人類が学習動物である限りは一夫一妻を既存の最善人倫とすべきこと、疑いを待たず。狼少女の例を引けば、尋常の人類がたとえ孟母に匹敵せずしても、社会教育環境に欠けば乃至三遷を余儀なくもしよう。凡そ愚鈍の種類は子孫教育の必然を悟らずして多産なれば即ち名馬ならぬ名人を擁しうると浅考し、不倫の迷いを行く。故にこの種の子孫が一様に愚鈍なるも因果なきことに非ず、孔子も曰く郷原は徳の賊なりと。則ち無教養は愚鈍種に愚鈍種の繁殖を重ね郷党同類を生涯出でぬ道理ならんや。
又カントの三批判書に曰く、学は後天、術は先天なりと。 且つ君もし世間一般を通常に観察せば勉強家の子孫はおよそ勉強家たる確率も多し。これ後天的な学習行動そのものにも多少の天分が必要なる所以と考うべし。たとえば小学一年先に尋常一様の授業を行いて試験成績に全く一様ならざるものあるとは何ぞや。単に家庭環境の違いにのみ帰すべからず。世に云う利口な子、馬鹿な子とはこれらを孜々として教育勉強せしめざれば生まれながらのいやおうなき知能差を生涯縮めることあたわず。
よって、芸術の天才の如きも様々な学の天分がある配偶時、傑出した先天性に遺伝結晶したる由縁と観るべきもの。此を「正の突然変異」と呼ぶも可ならん。
退化は生存の目的にあらざるなり。世間に善良の人間少なからずして後天支障ある生活者を打ち棄てる非情に甘んじえず、彼らを積極養護し、多様種の特殊例として保存せんとす。我かの生業を現代人間の美談とすることに異論なしといえども、もし先天に一切不具合を有する種と判りし場合に当たりこれをかなしくもただ奇形と見なし、河童の如く流産する者の是非を咎めず。ひとえに、人間文明の繁栄は進化を目的とすべきこと明らかゆえになり。品種配偶は「選良」を家系目次と為して然るべし。
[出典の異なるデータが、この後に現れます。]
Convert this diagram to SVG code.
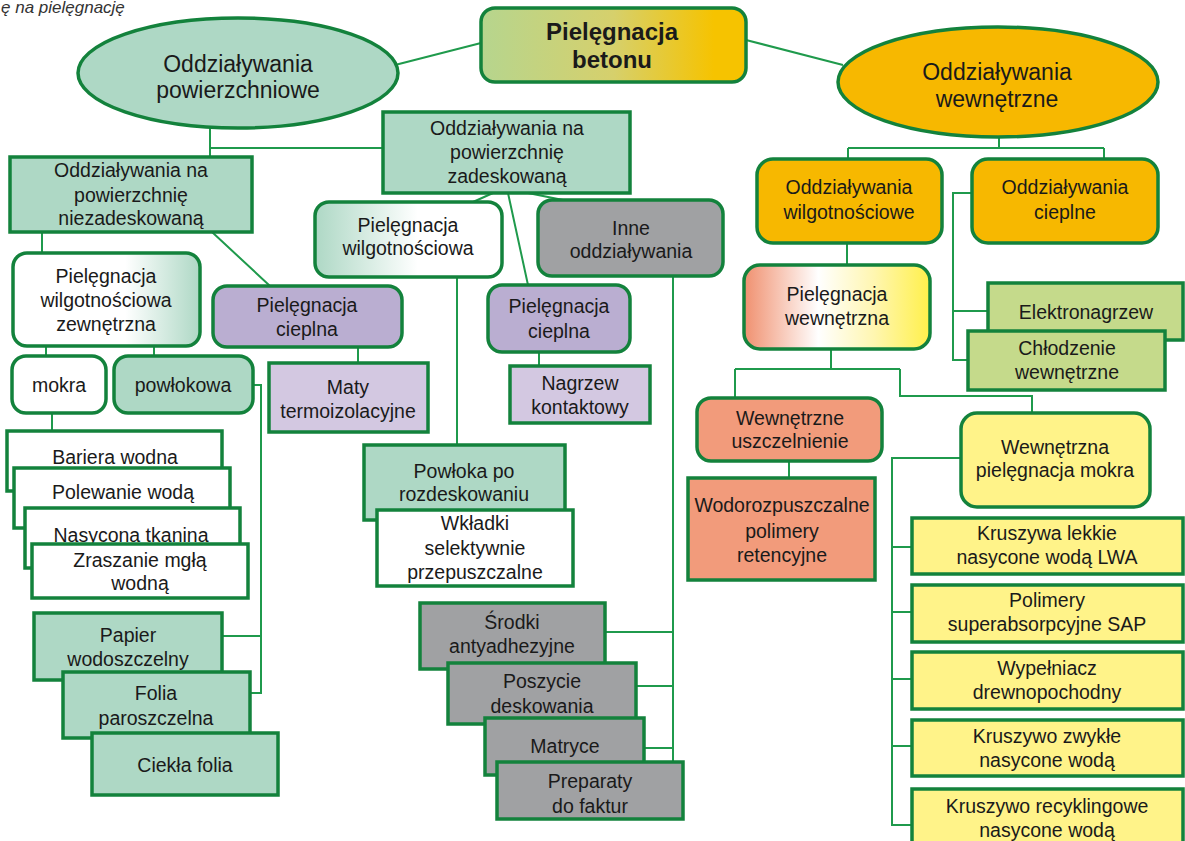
<svg xmlns="http://www.w3.org/2000/svg" width="1185" height="841" viewBox="0 0 1185 841">
<defs>
<style>
.b{stroke:#13823c;stroke-width:3.5}
.ln{stroke:#1f9a4c;stroke-width:2;fill:none}
text{font-family:"Liberation Sans",Arial,sans-serif;font-size:19.5px;fill:#1a1a1a;text-anchor:middle}
.big{font-size:23px}
.ttl{font-size:24px;font-weight:bold}
.cap{font-size:17px;font-style:italic;text-anchor:start;fill:#333}
.teal{fill:#aed8c5}.white{fill:#fff}.purple{fill:#baaed1}.lpurple{fill:#d3c8e1}
.gray{fill:#a0a1a3}.amber{fill:#f7b800}.salmon{fill:#f29b7b}.lgreen{fill:#c5da8b}.yellow{fill:#fff389}
</style>
<linearGradient id="gTitle" x1="0" y1="0" x2="1" y2="0">
<stop offset="0" stop-color="#b6d58e"/><stop offset="0.5" stop-color="#d6d06c"/><stop offset="0.88" stop-color="#f6c300"/><stop offset="1" stop-color="#f6c300"/>
</linearGradient>
<linearGradient id="gPWZ" x1="0" y1="0" x2="1" y2="0">
<stop offset="0" stop-color="#fff"/><stop offset="0.6" stop-color="#fff"/><stop offset="1" stop-color="#aed8c5"/>
</linearGradient>
<linearGradient id="gPWC" x1="0" y1="0" x2="1" y2="0">
<stop offset="0" stop-color="#aed8c5"/><stop offset="0.55" stop-color="#fff"/><stop offset="1" stop-color="#fff"/>
</linearGradient>
<linearGradient id="gPWew" x1="0" y1="0" x2="1" y2="0">
<stop offset="0" stop-color="#f0906f"/><stop offset="0.4" stop-color="#fff"/><stop offset="0.7" stop-color="#fff6b0"/><stop offset="1" stop-color="#fff04a"/>
</linearGradient>
</defs>
<rect width="1185" height="841" fill="#fff"/>
<text class="cap" x="1" y="13">ę na pielęgnację</text>

<g id="connectors">
<path class="ln" d="M481,43 L395,65 M746,40 L843,65"/>
<path class="ln" d="M210,128 V157 M210,148 H383"/>
<path class="ln" d="M42,232 V253 M46,346 V356 M154,346 V356 M52,413 V431"/>
<path class="ln" d="M253,385 H261 V693 H250 M222,636 H261"/>
<path class="ln" d="M212,232 L270,286 M358,347 V363"/>
<path class="ln" d="M493,193 L473,202 M457,277 V445 M528,193 L563,200 M508,193 L528,285 M539,352 V366"/>
<path class="ln" d="M673,276 V762 M605,632 H673 M636,686 H673 M644,748 H673"/>
<path class="ln" d="M999,137 V148 M848,148 H1104 M848,148 V159 M1104,148 V159"/>
<path class="ln" d="M972,193 H953 V360 H968 M953,311 H988"/>
<path class="ln" d="M847,243 V265 M831,349 V369 M735,369 H900 M735,369 V398 M900,369 V396 H1032 V413 M789,461 V478"/>
<path class="ln" d="M961,458 H892 V825 H912 M892,547 H912 M892,612 H912 M892,679 H912 M892,746 H912"/>
</g>

<g id="n-pielegnacja-betonu"><rect class="b" x="481" y="8" width="265" height="74" rx="14" fill="url(#gTitle)"/><text class="ttl" x="612" y="40">Pielęgnacja</text><text class="ttl" x="612" y="68">betonu</text></g>
<g id="n-powierzchniowe"><ellipse class="b teal" cx="238" cy="73" rx="160" ry="55"/><text class="big" x="238" y="72">Oddziaływania</text><text class="big" x="238" y="98">powierzchniowe</text></g>
<g id="n-wewnetrzne"><ellipse class="b amber" cx="998" cy="82" rx="160" ry="55"/><text class="big" x="997" y="80">Oddziaływania</text><text class="big" x="997" y="107">wewnętrzne</text></g>

<g id="n-niezadeskowana"><rect class="b teal" x="10" y="157" width="242" height="75"/><text x="131" y="177">Oddziaływania na</text><text x="131" y="202">powierzchnię</text><text x="131" y="225">niezadeskowaną</text></g>
<g id="n-zadeskowana"><rect class="b teal" x="383" y="112" width="247" height="81"/><text x="507" y="135">Oddziaływania na</text><text x="507" y="159">powierzchnię</text><text x="507" y="183">zadeskowaną</text></g>
<g id="n-pwz"><rect class="b" x="13" y="253" width="187" height="93" rx="14" fill="url(#gPWZ)"/><text x="106" y="283">Pielęgnacja</text><text x="106" y="307">wilgotnościowa</text><text x="106" y="331">zewnętrzna</text></g>
<g id="n-mokra"><rect class="b white" x="12" y="356" width="94" height="57" rx="14"/><text x="59" y="392">mokra</text></g>
<g id="n-powlokowa"><rect class="b teal" x="114" y="356" width="139" height="57" rx="14"/><text x="183" y="392">powłokowa</text></g>
<g id="n-bariera"><rect class="b white" x="7" y="431" width="215" height="60"/><text x="115" y="464">Bariera wodna</text></g>
<g id="n-polewanie"><rect class="b white" x="14" y="468" width="216" height="60"/><text x="123" y="499">Polewanie wodą</text></g>
<g id="n-nasycona"><rect class="b white" x="25" y="508" width="215" height="60"/><text x="131" y="542">Nasycona tkanina</text></g>
<g id="n-zraszanie"><rect class="b white" x="32" y="544" width="216" height="54"/><text x="140" y="567">Zraszanie mgłą</text><text x="140" y="590">wodną</text></g>
<g id="n-papier"><rect class="b teal" x="34" y="613" width="188" height="67"/><text x="128" y="642">Papier</text><text x="128" y="666">wodoszczelny</text></g>
<g id="n-folia"><rect class="b teal" x="63" y="672" width="187" height="66"/><text x="156" y="700">Folia</text><text x="156" y="725">paroszczelna</text></g>
<g id="n-ciekla"><rect class="b teal" x="92" y="733" width="186" height="62"/><text x="185" y="772">Ciekła folia</text></g>
<g id="n-cieplna-l"><rect class="b purple" x="213" y="286" width="189" height="61" rx="14"/><text x="307" y="312">Pielęgnacja</text><text x="307" y="336">cieplna</text></g>
<g id="n-maty"><rect class="b lpurple" x="269" y="363" width="159" height="69"/><text x="348" y="394">Maty</text><text x="348" y="418">termoizolacyjne</text></g>
<g id="n-pwc"><rect class="b" x="315" y="202" width="187" height="75" rx="14" fill="url(#gPWC)"/><text x="408" y="232">Pielęgnacja</text><text x="408" y="255">wilgotnościowa</text></g>
<g id="n-inne"><rect class="b gray" x="538" y="200" width="185" height="76" rx="14"/><text x="631" y="235">Inne</text><text x="631" y="258">oddziaływania</text></g>
<g id="n-cieplna-c"><rect class="b purple" x="488" y="285" width="142" height="67" rx="14"/><text x="559" y="313">Pielęgnacja</text><text x="559" y="338">cieplna</text></g>
<g id="n-nagrzew"><rect class="b lpurple" x="510" y="366" width="140" height="57"/><text x="580" y="390">Nagrzew</text><text x="580" y="414">kontaktowy</text></g>
<g id="n-powloka-po"><rect class="b teal" x="364" y="445" width="201" height="75"/><text x="464" y="478">Powłoka po</text><text x="464" y="501">rozdeskowaniu</text></g>
<g id="n-wkladki"><rect class="b white" x="377" y="510" width="196" height="76"/><text x="475" y="530">Wkładki</text><text x="475" y="555">selektywnie</text><text x="475" y="579">przepuszczalne</text></g>
<g id="n-srodki"><rect class="b gray" x="420" y="603" width="185" height="66"/><text x="512" y="629">Środki</text><text x="512" y="653">antyadhezyjne</text></g>
<g id="n-poszycie"><rect class="b gray" x="448" y="663" width="188" height="61"/><text x="542" y="688">Poszycie</text><text x="542" y="713">deskowania</text></g>
<g id="n-matryce"><rect class="b gray" x="485" y="718" width="159" height="57"/><text x="565" y="753">Matryce</text></g>
<g id="n-preparaty"><rect class="b gray" x="497" y="762" width="186" height="57"/><text x="590" y="788">Preparaty</text><text x="590" y="813">do faktur</text></g>

<g id="n-ow"><rect class="b amber" x="757" y="159" width="185" height="84" rx="16"/><text x="849" y="194">Oddziaływania</text><text x="849" y="219">wilgotnościowe</text></g>
<g id="n-oc"><rect class="b amber" x="972" y="159" width="186" height="84" rx="16"/><text x="1065" y="194">Oddziaływania</text><text x="1065" y="219">cieplne</text></g>
<g id="n-elektro"><rect class="b lgreen" x="988" y="283" width="195" height="57"/><text x="1086" y="319">Elektronagrzew</text></g>
<g id="n-chlodzenie"><rect class="b lgreen" x="968" y="331" width="197" height="59"/><text x="1067" y="355">Chłodzenie</text><text x="1067" y="379">wewnętrzne</text></g>
<g id="n-pwew"><rect class="b" x="744" y="265" width="186" height="84" rx="16" fill="url(#gPWew)"/><text x="837" y="301">Pielęgnacja</text><text x="837" y="325">wewnętrzna</text></g>
<g id="n-wu"><rect class="b salmon" x="697" y="398" width="185" height="63" rx="14"/><text x="790" y="425">Wewnętrzne</text><text x="790" y="448">uszczelnienie</text></g>
<g id="n-wodoroz"><rect class="b salmon" x="688" y="478" width="187" height="102"/><text x="782" y="512">Wodorozpuszczalne</text><text x="782" y="538">polimery</text><text x="782" y="562">retencyjne</text></g>
<g id="n-wpm"><rect class="b yellow" x="961" y="413" width="189" height="94" rx="16"/><text x="1055" y="454">Wewnętrzna</text><text x="1055" y="477">pielęgnacja mokra</text></g>
<g id="n-lwa"><rect class="b yellow" x="912" y="518" width="271" height="56"/><text x="1047" y="540">Kruszywa lekkie</text><text x="1047" y="564">nasycone wodą LWA</text></g>
<g id="n-sap"><rect class="b yellow" x="912" y="585" width="271" height="57"/><text x="1047" y="607">Polimery</text><text x="1047" y="631">superabsorpcyjne SAP</text></g>
<g id="n-wypelniacz"><rect class="b yellow" x="912" y="652" width="271" height="57"/><text x="1047" y="675">Wypełniacz</text><text x="1047" y="699">drewnopochodny</text></g>
<g id="n-zwykle"><rect class="b yellow" x="912" y="720" width="271" height="56"/><text x="1047" y="743">Kruszywo zwykłe</text><text x="1047" y="767">nasycone wodą</text></g>
<g id="n-recykling"><rect class="b yellow" x="912" y="789" width="271" height="62"/><text x="1047" y="813">Kruszywo recyklingowe</text><text x="1047" y="837">nasycone wodą</text></g>
</svg>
既存の社会形態を脱構進歩なしうる才能についてのみ、我々の希望ある人倫を託すに足るなり。しこうして普通期待される既存能力に対して格段に劣る種は人品の淘汰に逆らう理由なし。唯、後天のそれを人情の慰安として毫も粗末に扱わぬよう務むる可こと。かの倫理を豚児憐れみの麗と呼ばん。
民度成熟せずして西洋世に不倫横行し、愚鈍退化の兆しあり。民主立法の本義を過ち、公共福利をかろんじて利己中心に傾き光源氏的乱倫を赦す紀勢に陥りたり。
もし以上の道理をおのずと理解する者あらば、かの西洋文明のほど近い没落も予見しうるべし。源氏の没落は多妻の罪業に他ならずや。則ち、子孫に家庭教育は必然なるを悟らず類人猿同然の倫理崩壊を犯し、却って急激な滅亡を自業自得する醜態のみ。集中権力はみなことごとく腐敗し倒れるものなり。驕れる平家も久しからず。その深部を権力中枢にありて虚構も巧みに断罪せし紫式部の本懐が、もののあわれにありしという本居説にもかの倫理崩壊に伴う道理を洞察せし慧眼の趣きありぬべし。
曰く配偶選良の念に綿密が加わるほど世間一般の交際気風に美化ありと。此を以て複雑神妙なる求婚法なければ一切の文彩無用にて、露骨不躾なる継に社交の芸能が進化せぬ理屈と視るべし。
旧く武家に紹介先の宅にて出されし茶に口を浸けねばその気が無しと判じるだけの機敏一般にあり。されば又世間に気兼ねし容易に我が侭に及びえぬ往古の選良の念に如何に慎重を期したか、その丁寧微妙の程を顧み再び今の参照にも足るべし。